▶ [Data for this exercise]
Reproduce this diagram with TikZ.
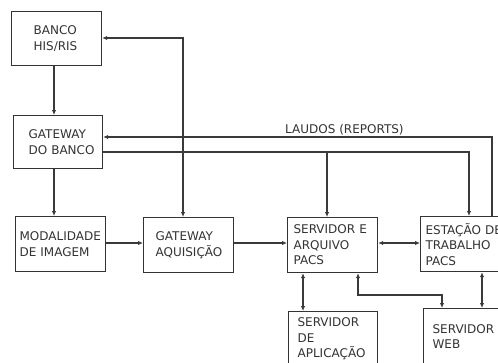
---
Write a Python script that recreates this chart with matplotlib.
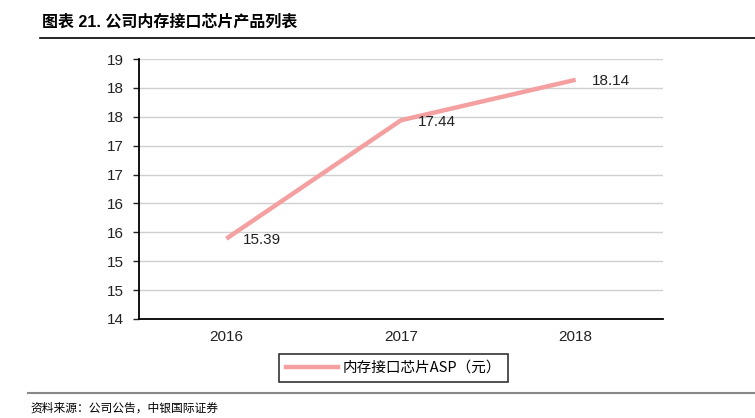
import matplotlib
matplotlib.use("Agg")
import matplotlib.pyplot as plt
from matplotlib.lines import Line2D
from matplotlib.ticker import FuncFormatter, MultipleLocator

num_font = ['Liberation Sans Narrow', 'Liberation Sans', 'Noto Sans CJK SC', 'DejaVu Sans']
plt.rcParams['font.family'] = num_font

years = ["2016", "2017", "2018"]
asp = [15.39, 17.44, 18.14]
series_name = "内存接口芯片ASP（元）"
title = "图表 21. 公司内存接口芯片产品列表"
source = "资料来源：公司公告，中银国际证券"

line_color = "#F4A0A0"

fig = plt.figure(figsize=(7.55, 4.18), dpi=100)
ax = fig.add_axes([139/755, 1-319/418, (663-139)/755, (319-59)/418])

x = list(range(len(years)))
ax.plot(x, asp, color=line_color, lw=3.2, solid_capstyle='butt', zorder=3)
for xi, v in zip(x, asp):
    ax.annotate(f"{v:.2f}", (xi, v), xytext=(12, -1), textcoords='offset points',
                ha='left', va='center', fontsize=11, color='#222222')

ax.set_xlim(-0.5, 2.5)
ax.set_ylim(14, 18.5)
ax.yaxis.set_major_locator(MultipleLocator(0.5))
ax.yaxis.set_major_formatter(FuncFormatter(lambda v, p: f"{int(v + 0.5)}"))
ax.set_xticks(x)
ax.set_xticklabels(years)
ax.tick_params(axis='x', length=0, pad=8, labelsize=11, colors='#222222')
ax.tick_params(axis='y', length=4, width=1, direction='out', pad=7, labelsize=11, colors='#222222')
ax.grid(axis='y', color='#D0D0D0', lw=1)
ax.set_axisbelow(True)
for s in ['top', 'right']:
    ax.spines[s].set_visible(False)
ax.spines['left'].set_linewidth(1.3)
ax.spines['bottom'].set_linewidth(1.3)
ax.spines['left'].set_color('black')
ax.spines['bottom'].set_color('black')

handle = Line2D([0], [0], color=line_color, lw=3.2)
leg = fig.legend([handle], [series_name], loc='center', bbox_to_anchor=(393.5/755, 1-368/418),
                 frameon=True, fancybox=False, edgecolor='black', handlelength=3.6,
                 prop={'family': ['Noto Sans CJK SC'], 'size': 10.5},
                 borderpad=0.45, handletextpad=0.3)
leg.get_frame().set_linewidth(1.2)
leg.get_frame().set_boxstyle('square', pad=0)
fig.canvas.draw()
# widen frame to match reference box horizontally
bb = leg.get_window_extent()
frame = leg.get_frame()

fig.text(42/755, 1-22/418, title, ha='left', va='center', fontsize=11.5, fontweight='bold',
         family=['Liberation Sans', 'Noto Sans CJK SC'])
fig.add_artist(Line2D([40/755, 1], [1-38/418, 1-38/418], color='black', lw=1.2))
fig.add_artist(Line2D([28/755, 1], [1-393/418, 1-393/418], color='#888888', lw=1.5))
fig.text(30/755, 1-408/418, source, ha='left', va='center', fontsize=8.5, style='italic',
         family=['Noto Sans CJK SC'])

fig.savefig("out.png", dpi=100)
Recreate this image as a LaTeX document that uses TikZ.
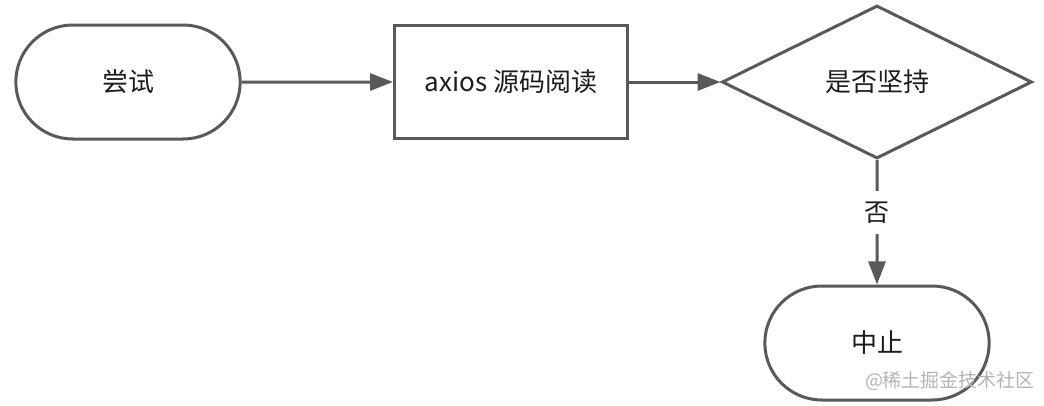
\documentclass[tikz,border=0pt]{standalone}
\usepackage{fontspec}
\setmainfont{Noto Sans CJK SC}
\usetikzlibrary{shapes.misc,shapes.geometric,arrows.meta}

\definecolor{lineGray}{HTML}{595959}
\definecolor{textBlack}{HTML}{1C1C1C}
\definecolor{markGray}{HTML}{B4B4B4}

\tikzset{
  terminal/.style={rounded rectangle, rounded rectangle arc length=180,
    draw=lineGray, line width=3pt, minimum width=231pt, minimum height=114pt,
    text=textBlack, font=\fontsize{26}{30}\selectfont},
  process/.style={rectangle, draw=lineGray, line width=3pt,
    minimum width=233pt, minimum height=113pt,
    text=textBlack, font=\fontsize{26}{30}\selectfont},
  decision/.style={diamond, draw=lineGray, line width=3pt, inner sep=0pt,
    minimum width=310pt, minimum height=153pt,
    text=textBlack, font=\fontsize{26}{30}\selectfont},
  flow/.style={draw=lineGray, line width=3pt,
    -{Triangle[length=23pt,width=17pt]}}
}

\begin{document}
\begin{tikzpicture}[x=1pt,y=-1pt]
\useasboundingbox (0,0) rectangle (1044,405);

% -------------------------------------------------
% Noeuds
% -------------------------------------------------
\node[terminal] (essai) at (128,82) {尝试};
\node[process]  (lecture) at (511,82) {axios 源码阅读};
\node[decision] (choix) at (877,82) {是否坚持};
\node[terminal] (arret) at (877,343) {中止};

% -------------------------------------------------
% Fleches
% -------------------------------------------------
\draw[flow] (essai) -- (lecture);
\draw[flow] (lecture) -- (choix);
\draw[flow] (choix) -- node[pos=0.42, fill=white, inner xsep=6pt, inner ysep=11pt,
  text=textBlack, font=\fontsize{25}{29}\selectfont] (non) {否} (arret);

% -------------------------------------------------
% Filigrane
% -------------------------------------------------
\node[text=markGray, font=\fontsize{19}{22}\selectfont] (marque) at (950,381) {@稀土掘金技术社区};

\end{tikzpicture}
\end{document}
==
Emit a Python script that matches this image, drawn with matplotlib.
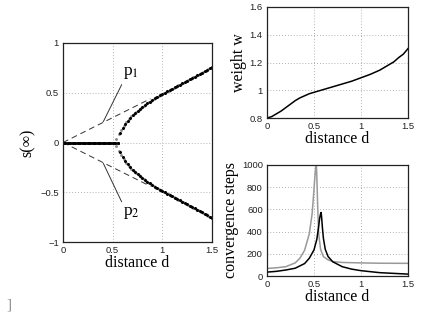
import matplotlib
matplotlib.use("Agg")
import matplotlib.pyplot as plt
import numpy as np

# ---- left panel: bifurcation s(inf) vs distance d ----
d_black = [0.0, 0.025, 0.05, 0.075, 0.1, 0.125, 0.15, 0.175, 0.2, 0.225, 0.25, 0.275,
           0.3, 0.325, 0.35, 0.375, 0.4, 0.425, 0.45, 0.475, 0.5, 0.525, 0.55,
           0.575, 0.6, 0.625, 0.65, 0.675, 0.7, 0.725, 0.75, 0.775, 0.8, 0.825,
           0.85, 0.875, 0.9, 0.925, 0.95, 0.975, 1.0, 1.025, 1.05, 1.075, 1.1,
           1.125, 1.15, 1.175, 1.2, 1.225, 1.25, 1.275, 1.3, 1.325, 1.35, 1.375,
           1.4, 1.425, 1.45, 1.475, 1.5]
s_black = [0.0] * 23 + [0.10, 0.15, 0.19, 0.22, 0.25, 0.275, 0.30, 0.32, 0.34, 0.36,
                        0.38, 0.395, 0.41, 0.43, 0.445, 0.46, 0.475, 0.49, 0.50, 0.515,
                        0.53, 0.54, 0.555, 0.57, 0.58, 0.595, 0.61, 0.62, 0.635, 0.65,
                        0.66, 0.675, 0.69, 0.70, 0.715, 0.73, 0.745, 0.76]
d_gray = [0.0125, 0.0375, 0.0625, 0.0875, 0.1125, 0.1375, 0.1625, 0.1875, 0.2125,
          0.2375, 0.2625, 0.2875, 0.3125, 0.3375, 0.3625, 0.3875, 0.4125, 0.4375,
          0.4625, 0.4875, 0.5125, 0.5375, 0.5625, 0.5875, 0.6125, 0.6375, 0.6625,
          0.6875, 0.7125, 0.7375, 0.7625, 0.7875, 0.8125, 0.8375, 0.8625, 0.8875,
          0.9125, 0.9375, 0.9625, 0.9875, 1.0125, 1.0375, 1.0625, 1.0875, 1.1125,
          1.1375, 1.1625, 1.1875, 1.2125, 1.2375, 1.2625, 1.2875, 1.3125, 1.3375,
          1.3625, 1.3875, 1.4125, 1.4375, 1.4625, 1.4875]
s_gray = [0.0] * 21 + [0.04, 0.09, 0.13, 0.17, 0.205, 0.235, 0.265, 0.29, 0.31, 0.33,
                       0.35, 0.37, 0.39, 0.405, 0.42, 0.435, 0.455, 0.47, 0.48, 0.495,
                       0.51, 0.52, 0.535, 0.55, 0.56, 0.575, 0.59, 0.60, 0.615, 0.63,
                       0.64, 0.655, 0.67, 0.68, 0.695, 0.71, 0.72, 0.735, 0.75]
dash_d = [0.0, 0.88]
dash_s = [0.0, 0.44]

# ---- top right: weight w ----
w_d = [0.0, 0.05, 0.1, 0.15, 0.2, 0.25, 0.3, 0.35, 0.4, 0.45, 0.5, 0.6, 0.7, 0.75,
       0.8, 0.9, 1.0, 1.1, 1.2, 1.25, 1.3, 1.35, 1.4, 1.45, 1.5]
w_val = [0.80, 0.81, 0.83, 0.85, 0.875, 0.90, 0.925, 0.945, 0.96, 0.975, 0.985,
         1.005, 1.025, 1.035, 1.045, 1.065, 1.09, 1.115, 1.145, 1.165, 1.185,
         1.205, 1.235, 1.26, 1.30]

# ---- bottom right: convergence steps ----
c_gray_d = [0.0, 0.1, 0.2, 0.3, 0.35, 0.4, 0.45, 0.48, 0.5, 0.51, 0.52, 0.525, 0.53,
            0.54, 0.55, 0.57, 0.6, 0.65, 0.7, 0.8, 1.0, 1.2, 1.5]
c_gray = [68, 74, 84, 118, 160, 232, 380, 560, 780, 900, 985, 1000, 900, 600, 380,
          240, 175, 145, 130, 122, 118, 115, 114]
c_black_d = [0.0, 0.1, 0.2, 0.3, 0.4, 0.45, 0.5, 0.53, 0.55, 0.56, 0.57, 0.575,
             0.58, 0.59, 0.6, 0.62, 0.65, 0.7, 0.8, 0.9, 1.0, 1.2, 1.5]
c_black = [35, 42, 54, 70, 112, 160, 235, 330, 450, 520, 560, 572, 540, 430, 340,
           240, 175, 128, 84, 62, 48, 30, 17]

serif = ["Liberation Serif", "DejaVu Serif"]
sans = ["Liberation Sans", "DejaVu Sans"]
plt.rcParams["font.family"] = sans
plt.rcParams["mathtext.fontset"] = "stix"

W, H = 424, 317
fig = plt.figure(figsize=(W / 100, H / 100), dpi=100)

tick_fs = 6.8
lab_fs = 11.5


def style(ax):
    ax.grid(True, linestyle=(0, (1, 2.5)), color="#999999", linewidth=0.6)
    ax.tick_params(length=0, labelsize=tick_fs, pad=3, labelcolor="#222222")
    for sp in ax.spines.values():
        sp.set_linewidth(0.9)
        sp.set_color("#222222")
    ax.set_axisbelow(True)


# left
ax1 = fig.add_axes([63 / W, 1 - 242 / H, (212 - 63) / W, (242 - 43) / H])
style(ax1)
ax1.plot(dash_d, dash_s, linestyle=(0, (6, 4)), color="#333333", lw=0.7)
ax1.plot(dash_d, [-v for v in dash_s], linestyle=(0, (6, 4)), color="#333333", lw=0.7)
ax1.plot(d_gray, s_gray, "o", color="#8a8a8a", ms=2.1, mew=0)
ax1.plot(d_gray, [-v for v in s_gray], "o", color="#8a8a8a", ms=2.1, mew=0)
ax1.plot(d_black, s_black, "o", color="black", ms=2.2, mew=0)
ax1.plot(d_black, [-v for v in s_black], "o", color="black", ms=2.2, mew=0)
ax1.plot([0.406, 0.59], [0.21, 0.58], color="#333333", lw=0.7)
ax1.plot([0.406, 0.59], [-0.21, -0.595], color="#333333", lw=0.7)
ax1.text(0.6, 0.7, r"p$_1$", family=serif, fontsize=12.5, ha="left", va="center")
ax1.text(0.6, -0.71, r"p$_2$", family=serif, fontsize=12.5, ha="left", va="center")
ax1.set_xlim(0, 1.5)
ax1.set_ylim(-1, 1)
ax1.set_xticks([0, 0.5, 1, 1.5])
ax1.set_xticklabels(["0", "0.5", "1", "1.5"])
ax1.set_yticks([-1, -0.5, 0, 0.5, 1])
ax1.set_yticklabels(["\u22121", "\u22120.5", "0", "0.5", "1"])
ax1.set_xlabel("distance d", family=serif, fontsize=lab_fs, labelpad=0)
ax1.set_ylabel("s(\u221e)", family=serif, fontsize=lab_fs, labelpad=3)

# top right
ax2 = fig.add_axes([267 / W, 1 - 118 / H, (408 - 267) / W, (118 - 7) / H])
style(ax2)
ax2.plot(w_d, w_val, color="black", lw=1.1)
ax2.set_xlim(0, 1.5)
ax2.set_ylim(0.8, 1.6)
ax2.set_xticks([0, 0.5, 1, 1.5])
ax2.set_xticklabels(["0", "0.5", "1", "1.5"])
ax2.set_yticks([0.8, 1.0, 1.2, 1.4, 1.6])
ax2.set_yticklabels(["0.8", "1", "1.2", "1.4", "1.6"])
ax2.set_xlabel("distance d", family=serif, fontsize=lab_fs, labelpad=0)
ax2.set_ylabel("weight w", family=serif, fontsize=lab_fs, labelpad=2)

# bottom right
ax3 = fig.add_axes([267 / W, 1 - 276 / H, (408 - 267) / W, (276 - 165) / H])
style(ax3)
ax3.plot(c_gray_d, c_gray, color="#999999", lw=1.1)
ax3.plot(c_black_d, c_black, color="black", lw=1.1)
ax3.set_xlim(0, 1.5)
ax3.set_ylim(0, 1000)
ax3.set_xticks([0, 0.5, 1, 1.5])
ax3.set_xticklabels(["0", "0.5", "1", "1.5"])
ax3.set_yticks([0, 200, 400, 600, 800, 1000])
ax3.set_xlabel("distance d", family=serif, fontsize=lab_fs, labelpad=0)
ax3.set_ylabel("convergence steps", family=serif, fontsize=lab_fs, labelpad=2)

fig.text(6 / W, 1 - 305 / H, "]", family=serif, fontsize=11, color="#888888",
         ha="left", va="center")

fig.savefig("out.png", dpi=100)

▶ [Exercise details]
Repeat exactly, and only, the lines from the one containing "Write a Python" through the one containing "ha='left', va='center', fontsize=11, color='#222222')", both included, without the pictures.

▶ [Answer to the task]
Write a Python script that recreates this chart with matplotlib.
import matplotlib
matplotlib.use("Agg")
import matplotlib.pyplot as plt
from matplotlib.lines import Line2D
from matplotlib.ticker import FuncFormatter, MultipleLocator

num_font = ['Liberation Sans Narrow', 'Liberation Sans', 'Noto Sans CJK SC', 'DejaVu Sans']
plt.rcParams['font.family'] = num_font

years = ["2016", "2017", "2018"]
asp = [15.39, 17.44, 18.14]
series_name = "内存接口芯片ASP（元）"
title = "图表 21. 公司内存接口芯片产品列表"
source = "资料来源：公司公告，中银国际证券"

line_color = "#F4A0A0"

fig = plt.figure(figsize=(7.55, 4.18), dpi=100)
ax = fig.add_axes([139/755, 1-319/418, (663-139)/755, (319-59)/418])

x = list(range(len(years)))
ax.plot(x, asp, color=line_color, lw=3.2, solid_capstyle='butt', zorder=3)
for xi, v in zip(x, asp):
    ax.annotate(f"{v:.2f}", (xi, v), xytext=(12, -1), textcoords='offset points',
                ha='left', va='center', fontsize=11, color='#222222')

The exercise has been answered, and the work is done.